• Goal:
Pull each line holding "using" out of the entries below.

Dataset rows:
---

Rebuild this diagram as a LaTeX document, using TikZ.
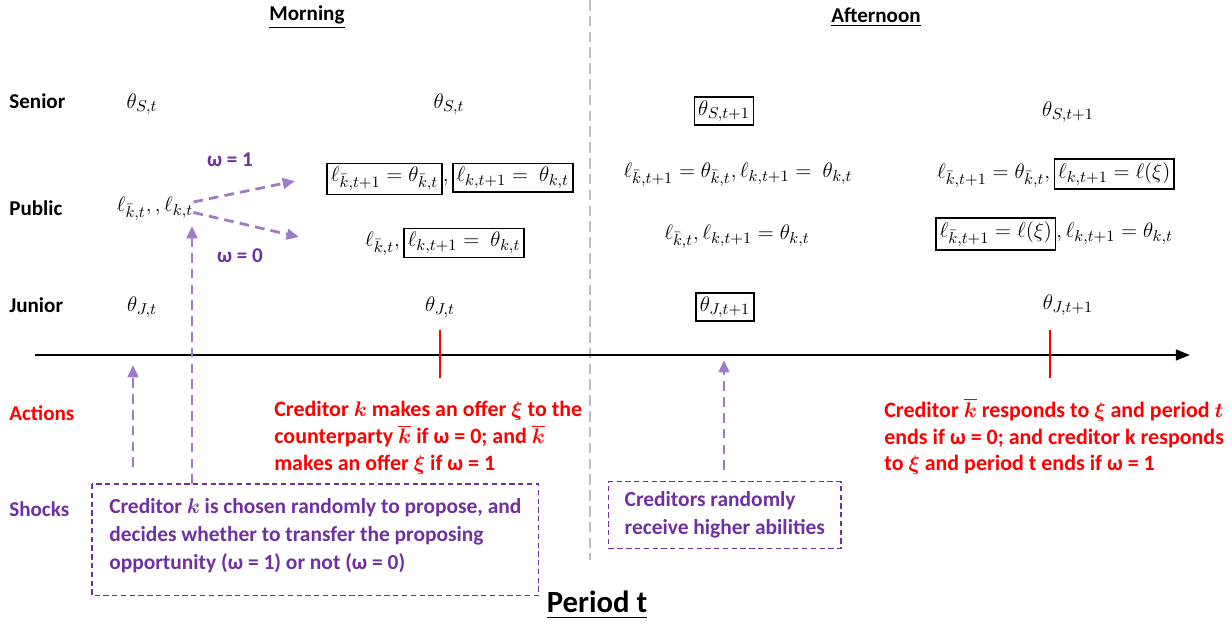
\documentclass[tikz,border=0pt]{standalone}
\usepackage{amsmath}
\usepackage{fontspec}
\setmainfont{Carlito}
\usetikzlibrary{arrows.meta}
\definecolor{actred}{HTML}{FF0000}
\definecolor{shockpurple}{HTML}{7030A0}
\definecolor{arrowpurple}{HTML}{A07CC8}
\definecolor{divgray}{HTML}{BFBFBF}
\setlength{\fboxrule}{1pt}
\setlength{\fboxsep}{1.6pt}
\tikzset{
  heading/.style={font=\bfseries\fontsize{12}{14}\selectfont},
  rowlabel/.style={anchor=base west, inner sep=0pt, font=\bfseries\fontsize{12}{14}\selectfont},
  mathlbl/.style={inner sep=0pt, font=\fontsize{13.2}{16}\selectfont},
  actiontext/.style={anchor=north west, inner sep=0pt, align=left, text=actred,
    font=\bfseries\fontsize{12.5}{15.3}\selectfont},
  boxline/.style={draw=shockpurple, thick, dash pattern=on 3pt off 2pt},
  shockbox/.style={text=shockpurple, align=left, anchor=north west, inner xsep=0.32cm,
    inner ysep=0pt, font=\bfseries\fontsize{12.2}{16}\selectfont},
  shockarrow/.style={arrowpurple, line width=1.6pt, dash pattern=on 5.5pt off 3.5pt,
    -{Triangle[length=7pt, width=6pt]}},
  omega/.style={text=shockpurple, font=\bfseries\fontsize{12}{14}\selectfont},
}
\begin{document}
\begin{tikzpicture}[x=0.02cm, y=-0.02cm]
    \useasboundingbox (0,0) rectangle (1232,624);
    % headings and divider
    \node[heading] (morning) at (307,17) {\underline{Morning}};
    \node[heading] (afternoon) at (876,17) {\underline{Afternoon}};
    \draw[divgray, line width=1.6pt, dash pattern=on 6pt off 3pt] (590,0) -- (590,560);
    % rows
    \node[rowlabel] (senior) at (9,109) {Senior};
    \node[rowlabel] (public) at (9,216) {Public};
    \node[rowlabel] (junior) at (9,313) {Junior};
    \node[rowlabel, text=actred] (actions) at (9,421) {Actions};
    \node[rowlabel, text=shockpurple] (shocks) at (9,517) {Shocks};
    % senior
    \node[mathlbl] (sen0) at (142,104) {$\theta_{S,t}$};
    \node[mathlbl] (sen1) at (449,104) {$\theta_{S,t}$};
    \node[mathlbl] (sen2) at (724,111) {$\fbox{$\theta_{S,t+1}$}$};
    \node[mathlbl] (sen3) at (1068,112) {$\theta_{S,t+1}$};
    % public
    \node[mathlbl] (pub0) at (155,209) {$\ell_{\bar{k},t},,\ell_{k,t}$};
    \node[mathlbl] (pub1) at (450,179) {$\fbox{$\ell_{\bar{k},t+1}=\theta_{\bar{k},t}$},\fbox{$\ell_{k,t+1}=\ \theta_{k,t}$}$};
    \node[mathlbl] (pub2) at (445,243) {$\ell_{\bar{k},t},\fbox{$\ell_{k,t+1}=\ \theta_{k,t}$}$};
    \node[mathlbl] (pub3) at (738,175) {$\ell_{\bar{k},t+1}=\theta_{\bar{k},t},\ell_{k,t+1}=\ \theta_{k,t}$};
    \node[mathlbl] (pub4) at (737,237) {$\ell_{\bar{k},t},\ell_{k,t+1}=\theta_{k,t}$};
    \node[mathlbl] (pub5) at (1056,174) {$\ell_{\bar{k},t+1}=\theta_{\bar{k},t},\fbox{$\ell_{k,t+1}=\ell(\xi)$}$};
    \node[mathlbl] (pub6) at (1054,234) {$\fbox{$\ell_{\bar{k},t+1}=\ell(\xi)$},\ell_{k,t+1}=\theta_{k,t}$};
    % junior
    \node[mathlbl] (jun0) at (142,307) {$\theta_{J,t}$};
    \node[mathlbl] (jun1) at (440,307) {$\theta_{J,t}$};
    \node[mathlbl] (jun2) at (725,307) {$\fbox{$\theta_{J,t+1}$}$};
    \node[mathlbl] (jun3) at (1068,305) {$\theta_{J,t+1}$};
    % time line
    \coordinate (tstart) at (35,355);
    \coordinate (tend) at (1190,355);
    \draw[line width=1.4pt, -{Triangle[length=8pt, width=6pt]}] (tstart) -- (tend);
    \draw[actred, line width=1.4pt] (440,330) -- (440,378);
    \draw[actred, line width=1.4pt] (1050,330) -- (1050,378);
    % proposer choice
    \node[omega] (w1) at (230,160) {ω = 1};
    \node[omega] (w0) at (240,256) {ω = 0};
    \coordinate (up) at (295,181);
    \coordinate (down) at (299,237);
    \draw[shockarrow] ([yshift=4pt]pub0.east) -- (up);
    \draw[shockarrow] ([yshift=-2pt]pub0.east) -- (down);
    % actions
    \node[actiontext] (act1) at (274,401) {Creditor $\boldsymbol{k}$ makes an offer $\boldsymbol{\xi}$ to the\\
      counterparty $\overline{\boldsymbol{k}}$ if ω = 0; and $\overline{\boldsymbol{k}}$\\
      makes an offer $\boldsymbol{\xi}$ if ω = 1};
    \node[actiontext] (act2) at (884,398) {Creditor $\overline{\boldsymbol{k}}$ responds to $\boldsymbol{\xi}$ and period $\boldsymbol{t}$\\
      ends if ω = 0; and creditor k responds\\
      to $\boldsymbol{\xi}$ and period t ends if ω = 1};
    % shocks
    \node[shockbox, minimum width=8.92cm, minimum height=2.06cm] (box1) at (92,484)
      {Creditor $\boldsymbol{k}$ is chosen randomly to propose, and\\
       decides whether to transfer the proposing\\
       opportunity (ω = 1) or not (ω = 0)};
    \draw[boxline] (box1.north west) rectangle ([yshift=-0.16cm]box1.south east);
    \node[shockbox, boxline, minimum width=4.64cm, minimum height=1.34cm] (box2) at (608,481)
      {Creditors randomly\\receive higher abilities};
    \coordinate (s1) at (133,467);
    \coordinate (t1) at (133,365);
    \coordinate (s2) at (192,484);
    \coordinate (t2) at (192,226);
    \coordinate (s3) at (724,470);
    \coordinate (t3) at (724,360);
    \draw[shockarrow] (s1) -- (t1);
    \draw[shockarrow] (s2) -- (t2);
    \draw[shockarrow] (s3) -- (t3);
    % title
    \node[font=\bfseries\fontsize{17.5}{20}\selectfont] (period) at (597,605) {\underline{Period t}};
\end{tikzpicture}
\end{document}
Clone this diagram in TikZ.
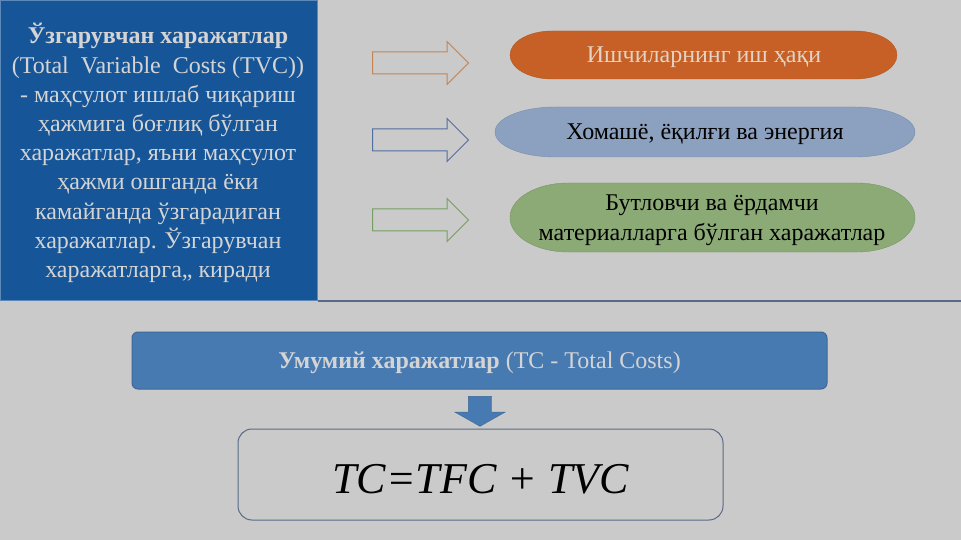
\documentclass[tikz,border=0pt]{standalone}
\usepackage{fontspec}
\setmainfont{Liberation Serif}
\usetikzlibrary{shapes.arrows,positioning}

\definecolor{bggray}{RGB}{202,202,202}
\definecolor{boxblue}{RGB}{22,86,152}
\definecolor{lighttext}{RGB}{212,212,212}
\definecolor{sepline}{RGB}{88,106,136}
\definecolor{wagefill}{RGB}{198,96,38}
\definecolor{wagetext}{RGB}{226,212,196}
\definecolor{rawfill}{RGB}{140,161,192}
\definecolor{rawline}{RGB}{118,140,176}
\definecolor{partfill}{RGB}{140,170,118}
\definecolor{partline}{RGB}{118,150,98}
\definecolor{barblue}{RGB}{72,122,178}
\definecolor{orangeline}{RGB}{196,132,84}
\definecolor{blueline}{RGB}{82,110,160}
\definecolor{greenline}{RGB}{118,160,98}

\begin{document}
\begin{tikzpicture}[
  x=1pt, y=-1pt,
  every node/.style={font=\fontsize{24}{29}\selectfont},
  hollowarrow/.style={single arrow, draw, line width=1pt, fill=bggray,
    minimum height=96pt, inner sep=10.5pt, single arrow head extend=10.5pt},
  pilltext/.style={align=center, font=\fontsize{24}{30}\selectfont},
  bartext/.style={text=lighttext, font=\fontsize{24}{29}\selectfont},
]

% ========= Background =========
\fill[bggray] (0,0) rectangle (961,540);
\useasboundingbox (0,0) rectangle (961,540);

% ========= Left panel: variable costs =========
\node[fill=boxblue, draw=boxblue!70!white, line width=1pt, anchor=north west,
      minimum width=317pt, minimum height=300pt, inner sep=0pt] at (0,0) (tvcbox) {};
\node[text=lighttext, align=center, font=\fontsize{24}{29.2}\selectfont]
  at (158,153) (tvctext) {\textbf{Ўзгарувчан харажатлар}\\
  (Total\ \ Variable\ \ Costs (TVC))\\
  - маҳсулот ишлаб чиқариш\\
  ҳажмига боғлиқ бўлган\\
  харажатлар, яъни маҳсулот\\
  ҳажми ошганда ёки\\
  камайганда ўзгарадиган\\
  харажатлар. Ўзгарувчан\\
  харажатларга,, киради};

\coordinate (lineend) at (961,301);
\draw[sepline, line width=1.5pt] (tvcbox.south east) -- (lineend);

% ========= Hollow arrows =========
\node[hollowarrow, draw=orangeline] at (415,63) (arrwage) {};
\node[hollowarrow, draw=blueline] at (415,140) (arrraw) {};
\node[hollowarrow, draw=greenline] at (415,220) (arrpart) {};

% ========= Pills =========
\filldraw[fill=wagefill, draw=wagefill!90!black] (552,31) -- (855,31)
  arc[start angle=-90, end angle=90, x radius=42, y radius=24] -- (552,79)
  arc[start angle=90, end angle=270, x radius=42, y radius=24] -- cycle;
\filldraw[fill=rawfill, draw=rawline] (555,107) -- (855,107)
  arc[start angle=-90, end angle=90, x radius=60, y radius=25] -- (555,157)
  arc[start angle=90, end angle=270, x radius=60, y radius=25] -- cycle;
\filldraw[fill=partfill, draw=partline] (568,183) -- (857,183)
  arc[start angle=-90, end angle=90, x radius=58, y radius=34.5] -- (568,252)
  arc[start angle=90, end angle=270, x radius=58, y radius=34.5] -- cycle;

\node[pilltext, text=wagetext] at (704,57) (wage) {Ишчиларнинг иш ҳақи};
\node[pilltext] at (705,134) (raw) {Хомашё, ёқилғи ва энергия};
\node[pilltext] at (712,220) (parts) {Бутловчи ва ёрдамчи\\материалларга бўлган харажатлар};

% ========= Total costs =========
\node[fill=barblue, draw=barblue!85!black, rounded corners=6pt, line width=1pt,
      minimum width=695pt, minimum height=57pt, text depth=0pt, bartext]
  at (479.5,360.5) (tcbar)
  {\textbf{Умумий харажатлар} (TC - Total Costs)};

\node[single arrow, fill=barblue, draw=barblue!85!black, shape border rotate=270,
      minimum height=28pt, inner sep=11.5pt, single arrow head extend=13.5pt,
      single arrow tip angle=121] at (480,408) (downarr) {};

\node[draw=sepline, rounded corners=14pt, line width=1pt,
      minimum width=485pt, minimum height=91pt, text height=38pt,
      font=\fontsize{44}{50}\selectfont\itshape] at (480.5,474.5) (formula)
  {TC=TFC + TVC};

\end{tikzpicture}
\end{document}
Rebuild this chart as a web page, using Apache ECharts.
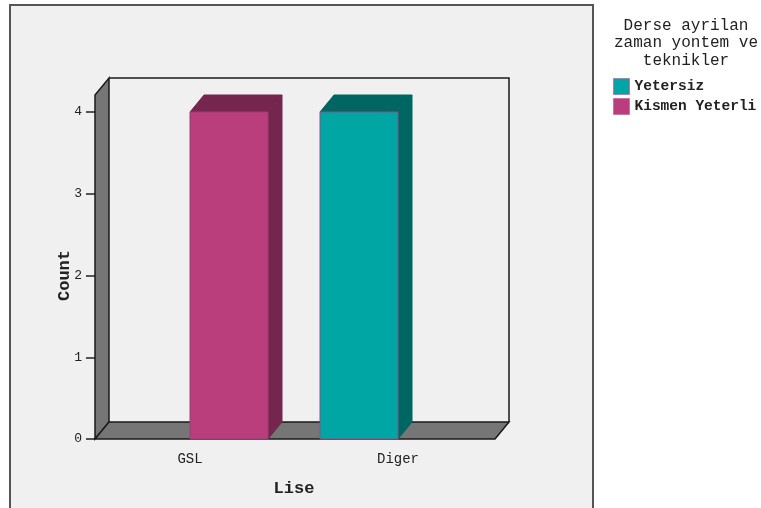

---

• Exercise result:
Rebuild this diagram as a LaTeX document, using TikZ.
Rebuild this chart as a web page, using Apache ECharts.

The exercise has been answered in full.